- EXERCISE OBJECTIVE
Without including any pictures, write out the listing below exactly.

** begin **

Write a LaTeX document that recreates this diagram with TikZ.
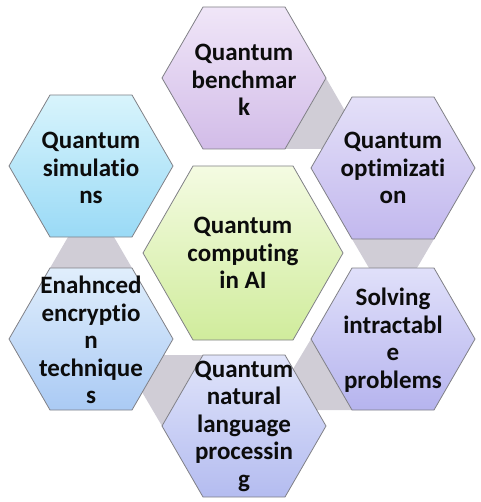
\documentclass[tikz,border=0pt]{standalone}
\usepackage{fontspec}
\setmainfont{Carlito}[Ligatures={NoCommon}]
\definecolor{hexline}{RGB}{128,128,134}
\definecolor{conngray}{RGB}{208,205,214}
\definecolor{txt}{RGB}{12,12,12}
\definecolor{tTop}{RGB}{240,230,248}\definecolor{tBot}{RGB}{210,188,232}
\definecolor{trTop}{RGB}{228,224,248}\definecolor{trBot}{RGB}{194,184,238}
\definecolor{brTop}{RGB}{224,224,250}\definecolor{brBot}{RGB}{182,180,238}
\definecolor{bTop}{RGB}{224,228,250}\definecolor{bBot}{RGB}{180,188,240}
\definecolor{blTop}{RGB}{224,238,252}\definecolor{blBot}{RGB}{170,202,244}
\definecolor{tlTop}{RGB}{216,244,252}\definecolor{tlBot}{RGB}{154,218,246}
\definecolor{cTop}{RGB}{244,251,226}\definecolor{cBot}{RGB}{208,236,156}
\begin{document}
\begin{tikzpicture}[x=1pt,y=-1pt,
  hexa/.style={draw=hexline,line width=0.8pt,line join=miter},
  conn/.style={fill=conngray},
  lbl/.style={font=\fontsize{25}{27.5}\selectfont\bfseries,text=txt,align=center,inner sep=0pt}]
\useasboundingbox (0,0) rectangle (480,502);
% gray connector pieces
\path[conn] (326,78) -- (344.5,110) -- (322,149) -- (285,149) -- cycle;
\path[conn] (352,239) -- (434,239) -- (417,268) -- (369,268) -- cycle;
\path[conn] (311,339) -- (352,410) -- (316,410) -- (293,369) -- cycle;
\path[conn] (164,355) -- (203,355) -- (162,426) -- (142,392) -- cycle;
\path[conn] (50,268) -- (132,268) -- (114,237) -- (68,237) -- cycle;
% hexagons
\path[hexa,top color=tTop,bottom color=tBot] (162,78) -- (203,7) -- (285,7) -- (326,78) -- (285,149) -- (203,149) -- cycle;
\path[hexa,top color=tlTop,bottom color=tlBot] (9,166) -- (50,95) -- (132,95) -- (173,166) -- (132,237) -- (50,237) -- cycle;
\path[hexa,top color=trTop,bottom color=trBot] (311,168) -- (352,97) -- (434,97) -- (475,168) -- (434,239) -- (352,239) -- cycle;
\path[hexa,top color=blTop,bottom color=blBot] (9,339) -- (50,268) -- (132,268) -- (173,339) -- (132,410) -- (50,410) -- cycle;
\path[hexa,top color=brTop,bottom color=brBot] (311,339) -- (352,268) -- (434,268) -- (475,339) -- (434,410) -- (352,410) -- cycle;
\path[hexa,top color=bTop,bottom color=bBot] (162,426) -- (203,355) -- (285,355) -- (326,426) -- (285,497) -- (203,497) -- cycle;
\path[hexa,top color=cTop,bottom color=cBot] (143,253) -- (193,166) -- (293,166) -- (343,253) -- (293,340) -- (193,340) -- cycle;
% labels
\node[lbl] (tT) at (244,80) {Quantum\\benchmar\\k};
\node[lbl] (tTL) at (91,168) {Quantum\\simulatio\\ns};
\node[lbl] (tTR) at (393,168) {Quantum\\optimizati\\on};
\node[lbl] (tC) at (243,253) {Quantum\\computing\\in AI};
\node[lbl] (tBL) at (91,340) {Enahnced\\encryptio\\n\\technique\\s};
\node[lbl] (tBR) at (393,340) {Solving\\intractabl\\e\\problems};
\node[lbl] (tB) at (244,426) {Quantum\\natural\\language\\processin\\g};
\end{tikzpicture}
\end{document}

** end **

- RESPONSE TO THIS TASK
Write a LaTeX document that recreates this diagram with TikZ.
\documentclass[tikz,border=0pt]{standalone}
\usepackage{fontspec}
\setmainfont{Carlito}[Ligatures={NoCommon}]
\definecolor{hexline}{RGB}{128,128,134}
\definecolor{conngray}{RGB}{208,205,214}
\definecolor{txt}{RGB}{12,12,12}
\definecolor{tTop}{RGB}{240,230,248}\definecolor{tBot}{RGB}{210,188,232}
\definecolor{trTop}{RGB}{228,224,248}\definecolor{trBot}{RGB}{194,184,238}
\definecolor{brTop}{RGB}{224,224,250}\definecolor{brBot}{RGB}{182,180,238}
\definecolor{bTop}{RGB}{224,228,250}\definecolor{bBot}{RGB}{180,188,240}
\definecolor{blTop}{RGB}{224,238,252}\definecolor{blBot}{RGB}{170,202,244}
\definecolor{tlTop}{RGB}{216,244,252}\definecolor{tlBot}{RGB}{154,218,246}
\definecolor{cTop}{RGB}{244,251,226}\definecolor{cBot}{RGB}{208,236,156}
\begin{document}
\begin{tikzpicture}[x=1pt,y=-1pt,
  hexa/.style={draw=hexline,line width=0.8pt,line join=miter},
  conn/.style={fill=conngray},
  lbl/.style={font=\fontsize{25}{27.5}\selectfont\bfseries,text=txt,align=center,inner sep=0pt}]
\useasboundingbox (0,0) rectangle (480,502);
% gray connector pieces
\path[conn] (326,78) -- (344.5,110) -- (322,149) -- (285,149) -- cycle;
\path[conn] (352,239) -- (434,239) -- (417,268) -- (369,268) -- cycle;
\path[conn] (311,339) -- (352,410) -- (316,410) -- (293,369) -- cycle;
\path[conn] (164,355) -- (203,355) -- (162,426) -- (142,392) -- cycle;
\path[conn] (50,268) -- (132,268) -- (114,237) -- (68,237) -- cycle;
% hexagons
\path[hexa,top color=tTop,bottom color=tBot] (162,78) -- (203,7) -- (285,7) -- (326,78) -- (285,149) -- (203,149) -- cycle;
\path[hexa,top color=tlTop,bottom color=tlBot] (9,166) -- (50,95) -- (132,95) -- (173,166) -- (132,237) -- (50,237) -- cycle;
\path[hexa,top color=trTop,bottom color=trBot] (311,168) -- (352,97) -- (434,97) -- (475,168) -- (434,239) -- (352,239) -- cycle;
\path[hexa,top color=blTop,bottom color=blBot] (9,339) -- (50,268) -- (132,268) -- (173,339) -- (132,410) -- (50,410) -- cycle;
\path[hexa,top color=brTop,bottom color=brBot] (311,339) -- (352,268) -- (434,268) -- (475,339) -- (434,410) -- (352,410) -- cycle;
\path[hexa,top color=bTop,bottom color=bBot] (162,426) -- (203,355) -- (285,355) -- (326,426) -- (285,497) -- (203,497) -- cycle;
\path[hexa,top color=cTop,bottom color=cBot] (143,253) -- (193,166) -- (293,166) -- (343,253) -- (293,340) -- (193,340) -- cycle;
% labels
\node[lbl] (tT) at (244,80) {Quantum\\benchmar\\k};
\node[lbl] (tTL) at (91,168) {Quantum\\simulatio\\ns};
\node[lbl] (tTR) at (393,168) {Quantum\\optimizati\\on};
\node[lbl] (tC) at (243,253) {Quantum\\computing\\in AI};
\node[lbl] (tBL) at (91,340) {Enahnced\\encryptio\\n\\technique\\s};
\node[lbl] (tBR) at (393,340) {Solving\\intractabl\\e\\problems};
\node[lbl] (tB) at (244,426) {Quantum\\natural\\language\\processin\\g};
\end{tikzpicture}
\end{document}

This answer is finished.